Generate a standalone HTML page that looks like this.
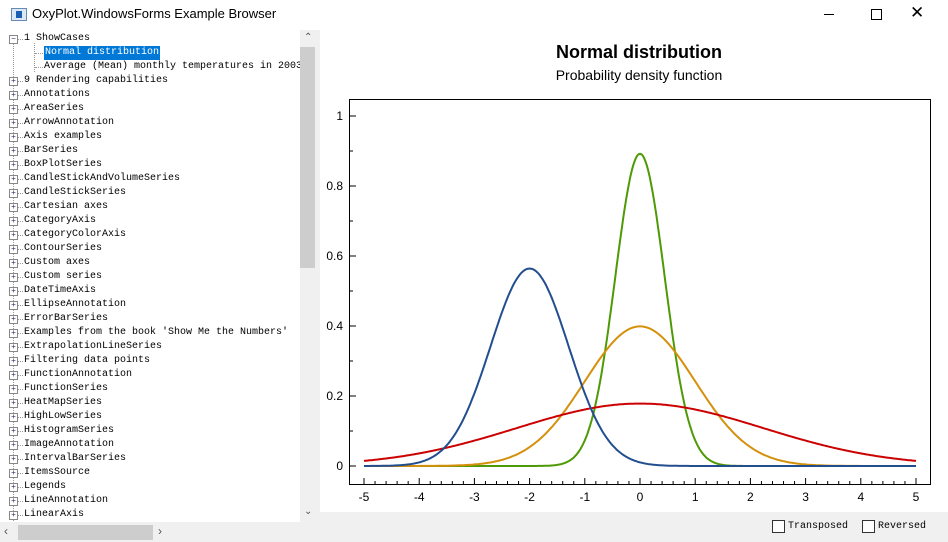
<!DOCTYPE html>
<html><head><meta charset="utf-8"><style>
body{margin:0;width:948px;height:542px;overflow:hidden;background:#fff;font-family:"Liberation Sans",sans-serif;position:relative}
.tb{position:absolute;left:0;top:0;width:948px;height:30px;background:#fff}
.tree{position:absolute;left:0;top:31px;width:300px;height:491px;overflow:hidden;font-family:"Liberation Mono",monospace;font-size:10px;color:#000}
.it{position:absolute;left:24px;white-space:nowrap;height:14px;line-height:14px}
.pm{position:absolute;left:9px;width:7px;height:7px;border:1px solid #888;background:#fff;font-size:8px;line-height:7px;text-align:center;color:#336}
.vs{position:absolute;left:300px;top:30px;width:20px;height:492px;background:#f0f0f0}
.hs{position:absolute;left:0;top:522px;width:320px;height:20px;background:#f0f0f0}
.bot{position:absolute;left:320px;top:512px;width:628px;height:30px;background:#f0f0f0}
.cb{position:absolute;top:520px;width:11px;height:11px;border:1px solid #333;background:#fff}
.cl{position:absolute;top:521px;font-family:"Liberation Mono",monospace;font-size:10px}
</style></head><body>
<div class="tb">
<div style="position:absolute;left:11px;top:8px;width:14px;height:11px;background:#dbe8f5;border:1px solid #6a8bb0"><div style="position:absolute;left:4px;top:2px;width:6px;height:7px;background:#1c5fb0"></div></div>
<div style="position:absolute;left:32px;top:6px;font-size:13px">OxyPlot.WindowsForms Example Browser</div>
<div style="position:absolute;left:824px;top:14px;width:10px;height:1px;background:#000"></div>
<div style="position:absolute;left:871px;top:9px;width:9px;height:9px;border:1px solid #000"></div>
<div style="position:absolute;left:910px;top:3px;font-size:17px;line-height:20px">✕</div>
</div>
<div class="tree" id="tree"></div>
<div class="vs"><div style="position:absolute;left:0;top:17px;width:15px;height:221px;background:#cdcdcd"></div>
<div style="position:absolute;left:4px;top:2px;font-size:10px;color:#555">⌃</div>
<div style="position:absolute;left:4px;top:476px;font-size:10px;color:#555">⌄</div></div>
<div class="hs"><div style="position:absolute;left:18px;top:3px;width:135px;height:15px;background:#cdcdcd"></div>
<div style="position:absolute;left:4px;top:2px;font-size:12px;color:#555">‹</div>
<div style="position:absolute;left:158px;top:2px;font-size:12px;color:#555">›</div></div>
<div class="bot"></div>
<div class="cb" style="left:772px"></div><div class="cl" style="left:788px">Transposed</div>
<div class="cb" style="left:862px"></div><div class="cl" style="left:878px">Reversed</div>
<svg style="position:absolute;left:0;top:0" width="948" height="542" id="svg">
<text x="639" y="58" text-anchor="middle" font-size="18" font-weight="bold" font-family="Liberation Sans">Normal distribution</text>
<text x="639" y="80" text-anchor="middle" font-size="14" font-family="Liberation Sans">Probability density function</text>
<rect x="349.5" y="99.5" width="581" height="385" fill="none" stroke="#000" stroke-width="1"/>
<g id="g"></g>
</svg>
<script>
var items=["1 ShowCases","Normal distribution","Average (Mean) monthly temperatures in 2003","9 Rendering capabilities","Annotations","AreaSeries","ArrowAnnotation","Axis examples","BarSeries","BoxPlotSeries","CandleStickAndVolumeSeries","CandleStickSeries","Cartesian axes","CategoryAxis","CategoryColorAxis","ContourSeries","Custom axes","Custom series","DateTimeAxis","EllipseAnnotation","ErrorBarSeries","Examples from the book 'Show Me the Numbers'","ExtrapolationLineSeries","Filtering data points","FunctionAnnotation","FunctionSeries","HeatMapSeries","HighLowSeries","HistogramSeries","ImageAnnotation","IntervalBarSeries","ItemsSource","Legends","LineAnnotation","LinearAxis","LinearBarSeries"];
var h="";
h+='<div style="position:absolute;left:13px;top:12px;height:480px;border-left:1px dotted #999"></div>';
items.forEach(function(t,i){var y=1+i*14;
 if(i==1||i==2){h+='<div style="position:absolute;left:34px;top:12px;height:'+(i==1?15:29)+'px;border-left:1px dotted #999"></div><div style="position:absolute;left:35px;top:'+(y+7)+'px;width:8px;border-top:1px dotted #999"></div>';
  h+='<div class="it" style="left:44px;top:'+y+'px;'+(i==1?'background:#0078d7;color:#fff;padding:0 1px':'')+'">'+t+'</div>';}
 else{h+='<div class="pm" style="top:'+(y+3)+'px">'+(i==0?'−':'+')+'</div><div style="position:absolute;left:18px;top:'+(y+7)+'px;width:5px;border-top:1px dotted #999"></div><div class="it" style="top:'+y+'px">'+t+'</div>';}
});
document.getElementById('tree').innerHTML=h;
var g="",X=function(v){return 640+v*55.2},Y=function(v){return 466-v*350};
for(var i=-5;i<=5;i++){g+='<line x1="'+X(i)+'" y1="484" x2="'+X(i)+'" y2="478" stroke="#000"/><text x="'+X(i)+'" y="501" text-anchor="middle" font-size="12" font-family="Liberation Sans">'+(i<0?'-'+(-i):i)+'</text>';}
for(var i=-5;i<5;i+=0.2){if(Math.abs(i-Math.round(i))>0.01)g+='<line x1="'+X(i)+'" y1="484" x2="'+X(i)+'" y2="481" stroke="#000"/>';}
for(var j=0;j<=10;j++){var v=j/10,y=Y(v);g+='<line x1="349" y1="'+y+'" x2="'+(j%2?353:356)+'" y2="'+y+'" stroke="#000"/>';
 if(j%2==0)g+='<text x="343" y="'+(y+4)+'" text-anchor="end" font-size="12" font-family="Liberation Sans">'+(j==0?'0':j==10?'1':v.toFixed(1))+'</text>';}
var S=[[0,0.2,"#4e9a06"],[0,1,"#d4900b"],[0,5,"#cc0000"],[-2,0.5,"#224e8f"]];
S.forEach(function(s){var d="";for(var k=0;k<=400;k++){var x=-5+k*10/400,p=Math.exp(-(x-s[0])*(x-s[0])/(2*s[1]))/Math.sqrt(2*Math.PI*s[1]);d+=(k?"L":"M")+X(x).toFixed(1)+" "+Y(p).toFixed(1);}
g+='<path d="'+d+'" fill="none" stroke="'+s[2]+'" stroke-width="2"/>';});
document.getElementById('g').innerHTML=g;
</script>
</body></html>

■ Exercise description: Leave the images out, please, and restate each line word for word.

■ Answer for the task:
Generate a standalone HTML page that looks like this.
<!DOCTYPE html>
<html><head><meta charset="utf-8"><style>
body{margin:0;width:948px;height:542px;overflow:hidden;background:#fff;font-family:"Liberation Sans",sans-serif;position:relative}
.tb{position:absolute;left:0;top:0;width:948px;height:30px;background:#fff}
.tree{position:absolute;left:0;top:31px;width:300px;height:491px;overflow:hidden;font-family:"Liberation Mono",monospace;font-size:10px;color:#000}
.it{position:absolute;left:24px;white-space:nowrap;height:14px;line-height:14px}
.pm{position:absolute;left:9px;width:7px;height:7px;border:1px solid #888;background:#fff;font-size:8px;line-height:7px;text-align:center;color:#336}
.vs{position:absolute;left:300px;top:30px;width:20px;height:492px;background:#f0f0f0}
.hs{position:absolute;left:0;top:522px;width:320px;height:20px;background:#f0f0f0}
.bot{position:absolute;left:320px;top:512px;width:628px;height:30px;background:#f0f0f0}
.cb{position:absolute;top:520px;width:11px;height:11px;border:1px solid #333;background:#fff}
.cl{position:absolute;top:521px;font-family:"Liberation Mono",monospace;font-size:10px}
</style></head><body>
<div class="tb">
<div style="position:absolute;left:11px;top:8px;width:14px;height:11px;background:#dbe8f5;border:1px solid #6a8bb0"><div style="position:absolute;left:4px;top:2px;width:6px;height:7px;background:#1c5fb0"></div></div>
<div style="position:absolute;left:32px;top:6px;font-size:13px">OxyPlot.WindowsForms Example Browser</div>
<div style="position:absolute;left:824px;top:14px;width:10px;height:1px;background:#000"></div>
<div style="position:absolute;left:871px;top:9px;width:9px;height:9px;border:1px solid #000"></div>
<div style="position:absolute;left:910px;top:3px;font-size:17px;line-height:20px">✕</div>
</div>
<div class="tree" id="tree"></div>
<div class="vs"><div style="position:absolute;left:0;top:17px;width:15px;height:221px;background:#cdcdcd"></div>
<div style="position:absolute;left:4px;top:2px;font-size:10px;color:#555">⌃</div>
<div style="position:absolute;left:4px;top:476px;font-size:10px;color:#555">⌄</div></div>
<div class="hs"><div style="position:absolute;left:18px;top:3px;width:135px;height:15px;background:#cdcdcd"></div>
<div style="position:absolute;left:4px;top:2px;font-size:12px;color:#555">‹</div>
<div style="position:absolute;left:158px;top:2px;font-size:12px;color:#555">›</div></div>
<div class="bot"></div>
<div class="cb" style="left:772px"></div><div class="cl" style="left:788px">Transposed</div>
<div class="cb" style="left:862px"></div><div class="cl" style="left:878px">Reversed</div>
<svg style="position:absolute;left:0;top:0" width="948" height="542" id="svg">
<text x="639" y="58" text-anchor="middle" font-size="18" font-weight="bold" font-family="Liberation Sans">Normal distribution</text>
<text x="639" y="80" text-anchor="middle" font-size="14" font-family="Liberation Sans">Probability density function</text>
<rect x="349.5" y="99.5" width="581" height="385" fill="none" stroke="#000" stroke-width="1"/>
<g id="g"></g>
</svg>
<script>
var items=["1 ShowCases","Normal distribution","Average (Mean) monthly temperatures in 2003","9 Rendering capabilities","Annotations","AreaSeries","ArrowAnnotation","Axis examples","BarSeries","BoxPlotSeries","CandleStickAndVolumeSeries","CandleStickSeries","Cartesian axes","CategoryAxis","CategoryColorAxis","ContourSeries","Custom axes","Custom series","DateTimeAxis","EllipseAnnotation","ErrorBarSeries","Examples from the book 'Show Me the Numbers'","ExtrapolationLineSeries","Filtering data points","FunctionAnnotation","FunctionSeries","HeatMapSeries","HighLowSeries","HistogramSeries","ImageAnnotation","IntervalBarSeries","ItemsSource","Legends","LineAnnotation","LinearAxis","LinearBarSeries"];
var h="";
h+='<div style="position:absolute;left:13px;top:12px;height:480px;border-left:1px dotted #999"></div>';
items.forEach(function(t,i){var y=1+i*14;
 if(i==1||i==2){h+='<div style="position:absolute;left:34px;top:12px;height:'+(i==1?15:29)+'px;border-left:1px dotted #999"></div><div style="position:absolute;left:35px;top:'+(y+7)+'px;width:8px;border-top:1px dotted #999"></div>';
  h+='<div class="it" style="left:44px;top:'+y+'px;'+(i==1?'background:#0078d7;color:#fff;padding:0 1px':'')+'">'+t+'</div>';}
 else{h+='<div class="pm" style="top:'+(y+3)+'px">'+(i==0?'−':'+')+'</div><div style="position:absolute;left:18px;top:'+(y+7)+'px;width:5px;border-top:1px dotted #999"></div><div class="it" style="top:'+y+'px">'+t+'</div>';}
});
document.getElementById('tree').innerHTML=h;
var g="",X=function(v){return 640+v*55.2},Y=function(v){return 466-v*350};
for(var i=-5;i<=5;i++){g+='<line x1="'+X(i)+'" y1="484" x2="'+X(i)+'" y2="478" stroke="#000"/><text x="'+X(i)+'" y="501" text-anchor="middle" font-size="12" font-family="Liberation Sans">'+(i<0?'-'+(-i):i)+'</text>';}
for(var i=-5;i<5;i+=0.2){if(Math.abs(i-Math.round(i))>0.01)g+='<line x1="'+X(i)+'" y1="484" x2="'+X(i)+'" y2="481" stroke="#000"/>';}
for(var j=0;j<=10;j++){var v=j/10,y=Y(v);g+='<line x1="349" y1="'+y+'" x2="'+(j%2?353:356)+'" y2="'+y+'" stroke="#000"/>';
 if(j%2==0)g+='<text x="343" y="'+(y+4)+'" text-anchor="end" font-size="12" font-family="Liberation Sans">'+(j==0?'0':j==10?'1':v.toFixed(1))+'</text>';}
var S=[[0,0.2,"#4e9a06"],[0,1,"#d4900b"],[0,5,"#cc0000"],[-2,0.5,"#224e8f"]];
S.forEach(function(s){var d="";for(var k=0;k<=400;k++){var x=-5+k*10/400,p=Math.exp(-(x-s[0])*(x-s[0])/(2*s[1]))/Math.sqrt(2*Math.PI*s[1]);d+=(k?"L":"M")+X(x).toFixed(1)+" "+Y(p).toFixed(1);}
g+='<path d="'+d+'" fill="none" stroke="'+s[2]+'" stroke-width="2"/>';});
document.getElementById('g').innerHTML=g;
</script>
</body></html>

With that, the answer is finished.